• Stated problem: Using the data beneath this instruction, retype only the lines from the one that contains "Reproduce this chart with D3.js." down to the one that contains "const W = 975;", both included, exactly as they appear.

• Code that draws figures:
——

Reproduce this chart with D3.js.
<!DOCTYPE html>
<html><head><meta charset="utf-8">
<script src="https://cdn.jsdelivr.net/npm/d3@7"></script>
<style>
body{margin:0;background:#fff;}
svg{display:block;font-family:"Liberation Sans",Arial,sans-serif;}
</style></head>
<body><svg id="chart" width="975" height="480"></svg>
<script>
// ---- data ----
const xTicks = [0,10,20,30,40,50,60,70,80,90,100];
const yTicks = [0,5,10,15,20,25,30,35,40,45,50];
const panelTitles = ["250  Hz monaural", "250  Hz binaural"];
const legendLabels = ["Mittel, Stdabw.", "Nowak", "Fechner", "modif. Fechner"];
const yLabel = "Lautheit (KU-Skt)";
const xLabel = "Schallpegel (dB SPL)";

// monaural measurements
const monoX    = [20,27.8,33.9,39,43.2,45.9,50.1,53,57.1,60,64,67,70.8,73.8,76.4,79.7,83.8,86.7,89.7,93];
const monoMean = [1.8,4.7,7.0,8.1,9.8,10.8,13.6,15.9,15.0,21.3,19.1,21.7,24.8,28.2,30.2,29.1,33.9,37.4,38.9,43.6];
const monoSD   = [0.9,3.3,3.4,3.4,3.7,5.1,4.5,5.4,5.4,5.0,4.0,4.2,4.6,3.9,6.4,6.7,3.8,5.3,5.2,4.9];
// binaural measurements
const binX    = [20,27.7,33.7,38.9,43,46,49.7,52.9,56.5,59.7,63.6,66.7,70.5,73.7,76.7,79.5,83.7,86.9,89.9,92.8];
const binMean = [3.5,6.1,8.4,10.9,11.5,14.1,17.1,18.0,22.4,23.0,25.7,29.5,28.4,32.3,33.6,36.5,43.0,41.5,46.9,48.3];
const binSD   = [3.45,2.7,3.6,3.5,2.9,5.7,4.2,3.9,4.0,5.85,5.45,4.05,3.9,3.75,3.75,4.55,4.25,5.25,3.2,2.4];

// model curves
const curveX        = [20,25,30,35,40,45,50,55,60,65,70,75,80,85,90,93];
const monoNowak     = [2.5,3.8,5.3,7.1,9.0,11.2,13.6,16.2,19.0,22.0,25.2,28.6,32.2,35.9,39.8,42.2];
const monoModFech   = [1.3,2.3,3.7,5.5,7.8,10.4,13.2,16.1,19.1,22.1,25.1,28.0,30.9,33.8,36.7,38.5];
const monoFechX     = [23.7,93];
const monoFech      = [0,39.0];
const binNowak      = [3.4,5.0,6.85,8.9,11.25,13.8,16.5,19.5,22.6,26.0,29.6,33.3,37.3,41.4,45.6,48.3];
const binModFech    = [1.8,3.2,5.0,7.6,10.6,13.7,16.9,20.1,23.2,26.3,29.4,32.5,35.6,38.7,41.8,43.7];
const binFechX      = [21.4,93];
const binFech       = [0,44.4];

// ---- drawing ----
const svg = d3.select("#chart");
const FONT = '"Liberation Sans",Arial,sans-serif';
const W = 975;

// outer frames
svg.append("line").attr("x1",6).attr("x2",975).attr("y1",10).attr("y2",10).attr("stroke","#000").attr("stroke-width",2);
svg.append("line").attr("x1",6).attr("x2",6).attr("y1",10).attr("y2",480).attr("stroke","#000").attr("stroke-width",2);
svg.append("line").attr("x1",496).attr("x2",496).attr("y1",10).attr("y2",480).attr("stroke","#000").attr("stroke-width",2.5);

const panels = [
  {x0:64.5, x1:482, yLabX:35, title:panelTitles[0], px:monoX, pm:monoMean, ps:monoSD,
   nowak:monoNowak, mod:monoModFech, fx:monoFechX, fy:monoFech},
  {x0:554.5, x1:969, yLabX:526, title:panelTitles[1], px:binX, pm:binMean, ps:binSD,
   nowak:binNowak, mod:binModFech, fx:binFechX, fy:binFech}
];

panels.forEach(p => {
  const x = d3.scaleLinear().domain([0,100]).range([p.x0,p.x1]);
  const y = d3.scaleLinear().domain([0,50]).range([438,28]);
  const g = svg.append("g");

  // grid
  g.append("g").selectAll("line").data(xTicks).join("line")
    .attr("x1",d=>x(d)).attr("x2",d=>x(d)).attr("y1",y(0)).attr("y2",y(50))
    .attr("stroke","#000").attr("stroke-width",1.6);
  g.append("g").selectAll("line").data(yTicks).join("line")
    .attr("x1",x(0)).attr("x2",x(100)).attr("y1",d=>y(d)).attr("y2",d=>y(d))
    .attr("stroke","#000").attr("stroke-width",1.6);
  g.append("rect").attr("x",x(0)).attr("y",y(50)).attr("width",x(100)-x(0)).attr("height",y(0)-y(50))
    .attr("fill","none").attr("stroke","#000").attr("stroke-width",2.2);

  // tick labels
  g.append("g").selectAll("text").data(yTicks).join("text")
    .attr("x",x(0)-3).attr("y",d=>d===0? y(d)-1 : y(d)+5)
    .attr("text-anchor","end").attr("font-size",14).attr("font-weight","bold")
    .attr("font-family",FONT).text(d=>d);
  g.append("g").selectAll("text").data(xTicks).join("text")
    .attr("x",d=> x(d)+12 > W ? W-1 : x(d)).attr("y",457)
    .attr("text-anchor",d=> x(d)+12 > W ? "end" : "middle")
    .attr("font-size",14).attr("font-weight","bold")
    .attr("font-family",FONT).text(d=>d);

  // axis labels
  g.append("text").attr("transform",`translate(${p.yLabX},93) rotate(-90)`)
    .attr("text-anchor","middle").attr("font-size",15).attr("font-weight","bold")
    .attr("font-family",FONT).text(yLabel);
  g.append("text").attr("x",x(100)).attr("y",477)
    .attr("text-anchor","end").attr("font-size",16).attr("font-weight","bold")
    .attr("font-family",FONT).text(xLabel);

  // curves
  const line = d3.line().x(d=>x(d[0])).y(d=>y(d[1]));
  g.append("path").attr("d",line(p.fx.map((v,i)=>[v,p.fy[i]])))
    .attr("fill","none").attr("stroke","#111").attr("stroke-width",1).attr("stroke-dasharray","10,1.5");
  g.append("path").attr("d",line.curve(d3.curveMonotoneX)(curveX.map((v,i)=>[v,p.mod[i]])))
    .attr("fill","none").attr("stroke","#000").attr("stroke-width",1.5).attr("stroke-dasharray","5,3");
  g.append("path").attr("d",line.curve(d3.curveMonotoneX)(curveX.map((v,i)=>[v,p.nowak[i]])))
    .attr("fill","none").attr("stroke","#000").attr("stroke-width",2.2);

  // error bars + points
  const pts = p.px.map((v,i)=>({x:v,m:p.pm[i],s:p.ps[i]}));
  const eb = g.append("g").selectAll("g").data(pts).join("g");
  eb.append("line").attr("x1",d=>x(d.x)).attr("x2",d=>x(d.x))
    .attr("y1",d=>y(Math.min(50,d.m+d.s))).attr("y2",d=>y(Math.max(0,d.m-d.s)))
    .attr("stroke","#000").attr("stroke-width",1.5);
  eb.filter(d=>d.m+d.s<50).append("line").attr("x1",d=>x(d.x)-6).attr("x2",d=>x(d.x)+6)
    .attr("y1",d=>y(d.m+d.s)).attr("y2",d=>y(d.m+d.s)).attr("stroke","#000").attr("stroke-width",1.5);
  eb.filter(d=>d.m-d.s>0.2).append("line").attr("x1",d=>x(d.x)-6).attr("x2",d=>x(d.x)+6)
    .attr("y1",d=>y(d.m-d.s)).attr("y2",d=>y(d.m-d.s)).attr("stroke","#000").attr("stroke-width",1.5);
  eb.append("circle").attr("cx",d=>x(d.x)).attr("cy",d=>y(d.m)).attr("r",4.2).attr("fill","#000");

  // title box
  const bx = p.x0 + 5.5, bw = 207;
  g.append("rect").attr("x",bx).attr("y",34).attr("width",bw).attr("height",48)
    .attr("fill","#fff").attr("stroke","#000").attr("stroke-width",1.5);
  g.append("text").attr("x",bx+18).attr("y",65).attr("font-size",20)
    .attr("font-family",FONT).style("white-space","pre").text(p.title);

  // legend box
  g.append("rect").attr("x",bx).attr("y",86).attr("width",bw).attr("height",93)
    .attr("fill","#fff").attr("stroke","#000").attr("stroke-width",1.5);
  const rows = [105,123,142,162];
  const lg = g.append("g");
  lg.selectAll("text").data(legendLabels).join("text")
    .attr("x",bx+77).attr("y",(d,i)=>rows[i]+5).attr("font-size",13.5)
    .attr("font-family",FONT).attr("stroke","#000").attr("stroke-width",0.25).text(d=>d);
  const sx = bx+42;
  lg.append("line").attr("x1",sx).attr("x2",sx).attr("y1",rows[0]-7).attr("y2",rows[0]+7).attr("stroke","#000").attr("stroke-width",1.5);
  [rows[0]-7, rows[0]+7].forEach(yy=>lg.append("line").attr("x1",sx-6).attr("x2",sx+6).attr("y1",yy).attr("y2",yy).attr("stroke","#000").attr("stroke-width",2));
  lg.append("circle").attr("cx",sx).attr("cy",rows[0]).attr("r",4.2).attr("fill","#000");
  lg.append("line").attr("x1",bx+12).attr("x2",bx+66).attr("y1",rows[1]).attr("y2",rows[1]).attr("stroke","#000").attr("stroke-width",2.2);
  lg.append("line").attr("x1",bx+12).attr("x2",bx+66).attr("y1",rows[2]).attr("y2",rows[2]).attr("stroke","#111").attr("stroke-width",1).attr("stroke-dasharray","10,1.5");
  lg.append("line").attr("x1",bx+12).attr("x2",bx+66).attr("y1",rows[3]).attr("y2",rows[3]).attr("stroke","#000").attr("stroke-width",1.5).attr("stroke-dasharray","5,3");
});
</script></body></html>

——

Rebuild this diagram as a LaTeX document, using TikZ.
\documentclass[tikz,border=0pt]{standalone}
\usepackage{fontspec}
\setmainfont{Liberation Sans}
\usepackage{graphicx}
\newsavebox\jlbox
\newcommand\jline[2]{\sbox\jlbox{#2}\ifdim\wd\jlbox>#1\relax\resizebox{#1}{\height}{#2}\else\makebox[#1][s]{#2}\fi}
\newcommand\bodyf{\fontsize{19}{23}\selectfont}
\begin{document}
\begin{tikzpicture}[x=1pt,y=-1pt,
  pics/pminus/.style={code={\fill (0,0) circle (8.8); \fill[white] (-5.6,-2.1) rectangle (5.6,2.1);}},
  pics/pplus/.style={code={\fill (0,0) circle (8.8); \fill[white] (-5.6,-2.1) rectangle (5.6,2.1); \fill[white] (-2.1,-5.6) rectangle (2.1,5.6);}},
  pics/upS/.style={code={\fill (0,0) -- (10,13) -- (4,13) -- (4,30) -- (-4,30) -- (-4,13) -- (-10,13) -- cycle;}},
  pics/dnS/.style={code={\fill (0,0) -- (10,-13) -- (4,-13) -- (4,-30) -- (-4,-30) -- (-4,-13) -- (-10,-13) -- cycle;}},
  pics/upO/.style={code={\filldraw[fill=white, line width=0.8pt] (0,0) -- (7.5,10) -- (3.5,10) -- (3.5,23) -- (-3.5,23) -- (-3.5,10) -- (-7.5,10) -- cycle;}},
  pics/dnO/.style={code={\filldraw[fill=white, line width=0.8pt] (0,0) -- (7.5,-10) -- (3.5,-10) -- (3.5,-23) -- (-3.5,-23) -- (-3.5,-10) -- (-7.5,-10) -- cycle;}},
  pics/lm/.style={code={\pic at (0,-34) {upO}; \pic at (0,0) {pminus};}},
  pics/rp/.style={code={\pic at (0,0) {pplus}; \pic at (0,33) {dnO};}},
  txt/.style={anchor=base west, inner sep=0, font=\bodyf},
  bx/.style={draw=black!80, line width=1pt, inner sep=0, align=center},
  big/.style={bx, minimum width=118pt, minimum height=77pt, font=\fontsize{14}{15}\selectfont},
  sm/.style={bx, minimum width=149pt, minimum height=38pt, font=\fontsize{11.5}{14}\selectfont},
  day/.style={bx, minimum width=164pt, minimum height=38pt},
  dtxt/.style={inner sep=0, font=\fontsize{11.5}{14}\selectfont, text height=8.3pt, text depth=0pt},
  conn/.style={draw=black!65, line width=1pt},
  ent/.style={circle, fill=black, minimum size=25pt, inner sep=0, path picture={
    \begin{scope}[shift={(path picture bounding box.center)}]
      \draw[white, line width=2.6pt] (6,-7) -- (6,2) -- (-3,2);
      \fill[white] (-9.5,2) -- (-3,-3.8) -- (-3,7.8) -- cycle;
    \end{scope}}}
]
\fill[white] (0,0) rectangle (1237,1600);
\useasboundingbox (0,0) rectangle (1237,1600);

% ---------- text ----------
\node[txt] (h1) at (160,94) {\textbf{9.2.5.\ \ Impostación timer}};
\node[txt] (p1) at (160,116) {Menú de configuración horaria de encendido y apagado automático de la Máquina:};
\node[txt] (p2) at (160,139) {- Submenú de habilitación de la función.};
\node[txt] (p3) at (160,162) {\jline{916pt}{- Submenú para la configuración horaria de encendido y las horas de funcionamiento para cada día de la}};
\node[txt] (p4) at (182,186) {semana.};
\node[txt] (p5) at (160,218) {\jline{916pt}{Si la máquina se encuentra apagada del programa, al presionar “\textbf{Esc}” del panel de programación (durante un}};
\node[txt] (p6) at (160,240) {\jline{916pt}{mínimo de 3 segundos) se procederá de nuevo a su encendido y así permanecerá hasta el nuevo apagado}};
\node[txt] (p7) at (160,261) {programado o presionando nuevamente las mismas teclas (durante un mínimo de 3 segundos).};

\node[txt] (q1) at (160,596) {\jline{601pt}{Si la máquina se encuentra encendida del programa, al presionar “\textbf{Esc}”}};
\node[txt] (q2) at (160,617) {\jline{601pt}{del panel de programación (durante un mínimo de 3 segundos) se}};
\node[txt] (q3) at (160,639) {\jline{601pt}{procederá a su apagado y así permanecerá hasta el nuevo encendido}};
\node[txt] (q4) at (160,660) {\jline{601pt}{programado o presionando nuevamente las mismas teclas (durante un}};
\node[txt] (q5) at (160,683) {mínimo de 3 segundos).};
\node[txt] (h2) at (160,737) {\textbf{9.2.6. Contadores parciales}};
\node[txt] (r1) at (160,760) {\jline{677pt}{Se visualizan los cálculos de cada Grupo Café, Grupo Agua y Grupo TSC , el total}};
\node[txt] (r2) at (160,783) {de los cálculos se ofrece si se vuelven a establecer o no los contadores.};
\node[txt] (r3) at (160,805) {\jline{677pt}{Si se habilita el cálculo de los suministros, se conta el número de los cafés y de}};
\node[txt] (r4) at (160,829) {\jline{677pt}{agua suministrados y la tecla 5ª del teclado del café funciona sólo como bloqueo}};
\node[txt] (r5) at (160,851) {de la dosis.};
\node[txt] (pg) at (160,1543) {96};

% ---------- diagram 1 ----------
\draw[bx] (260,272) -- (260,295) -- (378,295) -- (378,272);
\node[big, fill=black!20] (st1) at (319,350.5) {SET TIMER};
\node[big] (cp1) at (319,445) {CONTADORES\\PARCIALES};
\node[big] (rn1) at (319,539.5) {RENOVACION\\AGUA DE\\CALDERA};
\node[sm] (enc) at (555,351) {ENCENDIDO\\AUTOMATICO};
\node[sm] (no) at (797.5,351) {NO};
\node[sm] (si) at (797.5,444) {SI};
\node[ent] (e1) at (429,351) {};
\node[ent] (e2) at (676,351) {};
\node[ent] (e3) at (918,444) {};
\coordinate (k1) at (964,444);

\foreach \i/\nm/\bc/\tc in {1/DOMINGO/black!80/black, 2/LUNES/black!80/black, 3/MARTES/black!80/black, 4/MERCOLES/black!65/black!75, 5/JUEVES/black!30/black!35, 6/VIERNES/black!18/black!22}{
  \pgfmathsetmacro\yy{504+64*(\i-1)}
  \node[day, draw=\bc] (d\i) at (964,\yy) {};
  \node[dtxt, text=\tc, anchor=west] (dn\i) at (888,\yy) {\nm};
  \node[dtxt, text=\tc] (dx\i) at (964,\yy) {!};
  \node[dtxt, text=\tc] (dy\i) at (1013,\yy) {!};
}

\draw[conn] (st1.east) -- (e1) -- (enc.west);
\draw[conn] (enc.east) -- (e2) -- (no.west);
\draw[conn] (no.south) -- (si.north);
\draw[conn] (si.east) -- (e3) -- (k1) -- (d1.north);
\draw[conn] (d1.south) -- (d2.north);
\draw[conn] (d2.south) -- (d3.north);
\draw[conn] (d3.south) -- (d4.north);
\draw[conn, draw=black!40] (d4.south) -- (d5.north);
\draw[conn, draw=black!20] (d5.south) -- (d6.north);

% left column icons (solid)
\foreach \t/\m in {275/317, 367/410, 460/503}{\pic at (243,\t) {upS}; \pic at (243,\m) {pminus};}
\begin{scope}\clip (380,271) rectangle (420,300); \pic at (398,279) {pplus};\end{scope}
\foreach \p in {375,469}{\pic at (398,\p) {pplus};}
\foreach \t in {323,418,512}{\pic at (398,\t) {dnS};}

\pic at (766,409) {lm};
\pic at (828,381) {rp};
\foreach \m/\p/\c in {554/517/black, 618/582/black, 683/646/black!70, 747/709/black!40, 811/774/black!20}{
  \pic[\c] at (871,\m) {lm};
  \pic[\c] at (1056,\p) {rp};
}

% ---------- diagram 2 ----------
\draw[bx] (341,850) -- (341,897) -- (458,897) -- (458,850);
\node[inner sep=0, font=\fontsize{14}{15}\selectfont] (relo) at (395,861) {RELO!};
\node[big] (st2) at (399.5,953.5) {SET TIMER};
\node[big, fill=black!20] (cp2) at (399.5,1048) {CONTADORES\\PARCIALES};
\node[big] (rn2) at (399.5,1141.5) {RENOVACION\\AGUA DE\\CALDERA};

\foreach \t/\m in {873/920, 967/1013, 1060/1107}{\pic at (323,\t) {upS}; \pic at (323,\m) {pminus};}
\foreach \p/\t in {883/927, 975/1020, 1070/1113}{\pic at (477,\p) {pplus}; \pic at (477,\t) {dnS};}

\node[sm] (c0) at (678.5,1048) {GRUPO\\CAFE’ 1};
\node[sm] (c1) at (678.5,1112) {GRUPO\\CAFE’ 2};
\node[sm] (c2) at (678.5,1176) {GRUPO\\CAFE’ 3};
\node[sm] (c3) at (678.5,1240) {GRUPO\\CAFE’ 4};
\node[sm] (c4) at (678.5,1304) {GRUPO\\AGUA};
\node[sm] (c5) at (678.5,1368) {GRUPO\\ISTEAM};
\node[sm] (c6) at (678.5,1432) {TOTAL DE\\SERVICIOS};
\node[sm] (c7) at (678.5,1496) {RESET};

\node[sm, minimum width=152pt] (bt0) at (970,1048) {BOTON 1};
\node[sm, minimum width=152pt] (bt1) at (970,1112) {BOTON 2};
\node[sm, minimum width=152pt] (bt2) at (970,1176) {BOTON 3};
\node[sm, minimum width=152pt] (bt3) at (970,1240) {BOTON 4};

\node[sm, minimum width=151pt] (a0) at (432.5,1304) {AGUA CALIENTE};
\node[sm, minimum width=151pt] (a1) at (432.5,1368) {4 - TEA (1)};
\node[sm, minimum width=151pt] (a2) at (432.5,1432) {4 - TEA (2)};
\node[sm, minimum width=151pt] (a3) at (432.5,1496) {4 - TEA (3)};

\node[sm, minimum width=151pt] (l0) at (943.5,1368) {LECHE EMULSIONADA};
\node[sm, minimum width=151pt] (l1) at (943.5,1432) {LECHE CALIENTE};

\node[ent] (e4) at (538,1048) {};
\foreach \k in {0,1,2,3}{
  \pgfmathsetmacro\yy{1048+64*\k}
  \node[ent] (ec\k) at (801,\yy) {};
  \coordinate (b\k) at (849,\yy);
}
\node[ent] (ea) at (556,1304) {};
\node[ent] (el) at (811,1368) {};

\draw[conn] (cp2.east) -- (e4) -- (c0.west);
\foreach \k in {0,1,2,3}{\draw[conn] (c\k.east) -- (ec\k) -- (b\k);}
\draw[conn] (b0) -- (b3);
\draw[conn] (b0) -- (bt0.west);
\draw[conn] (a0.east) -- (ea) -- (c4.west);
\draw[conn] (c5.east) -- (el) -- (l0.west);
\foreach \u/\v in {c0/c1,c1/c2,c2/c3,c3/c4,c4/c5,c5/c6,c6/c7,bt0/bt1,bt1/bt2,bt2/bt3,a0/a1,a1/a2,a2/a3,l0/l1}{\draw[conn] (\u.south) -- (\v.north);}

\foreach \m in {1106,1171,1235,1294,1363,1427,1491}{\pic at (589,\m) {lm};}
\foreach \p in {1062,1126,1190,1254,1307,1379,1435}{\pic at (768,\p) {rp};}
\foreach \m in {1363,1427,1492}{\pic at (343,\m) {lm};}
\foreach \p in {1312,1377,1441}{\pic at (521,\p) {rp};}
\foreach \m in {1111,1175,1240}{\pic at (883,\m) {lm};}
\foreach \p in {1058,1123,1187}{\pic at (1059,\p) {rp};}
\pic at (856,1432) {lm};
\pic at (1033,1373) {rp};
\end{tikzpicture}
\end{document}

——

• Result:
Reproduce this chart with D3.js.
<!DOCTYPE html>
<html><head><meta charset="utf-8">
<script src="https://cdn.jsdelivr.net/npm/d3@7"></script>
<style>
body{margin:0;background:#fff;}
svg{display:block;font-family:"Liberation Sans",Arial,sans-serif;}
</style></head>
<body><svg id="chart" width="975" height="480"></svg>
<script>
// ---- data ----
const xTicks = [0,10,20,30,40,50,60,70,80,90,100];
const yTicks = [0,5,10,15,20,25,30,35,40,45,50];
const panelTitles = ["250  Hz monaural", "250  Hz binaural"];
const legendLabels = ["Mittel, Stdabw.", "Nowak", "Fechner", "modif. Fechner"];
const yLabel = "Lautheit (KU-Skt)";
const xLabel = "Schallpegel (dB SPL)";

// monaural measurements
const monoX    = [20,27.8,33.9,39,43.2,45.9,50.1,53,57.1,60,64,67,70.8,73.8,76.4,79.7,83.8,86.7,89.7,93];
const monoMean = [1.8,4.7,7.0,8.1,9.8,10.8,13.6,15.9,15.0,21.3,19.1,21.7,24.8,28.2,30.2,29.1,33.9,37.4,38.9,43.6];
const monoSD   = [0.9,3.3,3.4,3.4,3.7,5.1,4.5,5.4,5.4,5.0,4.0,4.2,4.6,3.9,6.4,6.7,3.8,5.3,5.2,4.9];
// binaural measurements
const binX    = [20,27.7,33.7,38.9,43,46,49.7,52.9,56.5,59.7,63.6,66.7,70.5,73.7,76.7,79.5,83.7,86.9,89.9,92.8];
const binMean = [3.5,6.1,8.4,10.9,11.5,14.1,17.1,18.0,22.4,23.0,25.7,29.5,28.4,32.3,33.6,36.5,43.0,41.5,46.9,48.3];
const binSD   = [3.45,2.7,3.6,3.5,2.9,5.7,4.2,3.9,4.0,5.85,5.45,4.05,3.9,3.75,3.75,4.55,4.25,5.25,3.2,2.4];

// model curves
const curveX        = [20,25,30,35,40,45,50,55,60,65,70,75,80,85,90,93];
const monoNowak     = [2.5,3.8,5.3,7.1,9.0,11.2,13.6,16.2,19.0,22.0,25.2,28.6,32.2,35.9,39.8,42.2];
const monoModFech   = [1.3,2.3,3.7,5.5,7.8,10.4,13.2,16.1,19.1,22.1,25.1,28.0,30.9,33.8,36.7,38.5];
const monoFechX     = [23.7,93];
const monoFech      = [0,39.0];
const binNowak      = [3.4,5.0,6.85,8.9,11.25,13.8,16.5,19.5,22.6,26.0,29.6,33.3,37.3,41.4,45.6,48.3];
const binModFech    = [1.8,3.2,5.0,7.6,10.6,13.7,16.9,20.1,23.2,26.3,29.4,32.5,35.6,38.7,41.8,43.7];
const binFechX      = [21.4,93];
const binFech       = [0,44.4];

// ---- drawing ----
const svg = d3.select("#chart");
const FONT = '"Liberation Sans",Arial,sans-serif';
const W = 975;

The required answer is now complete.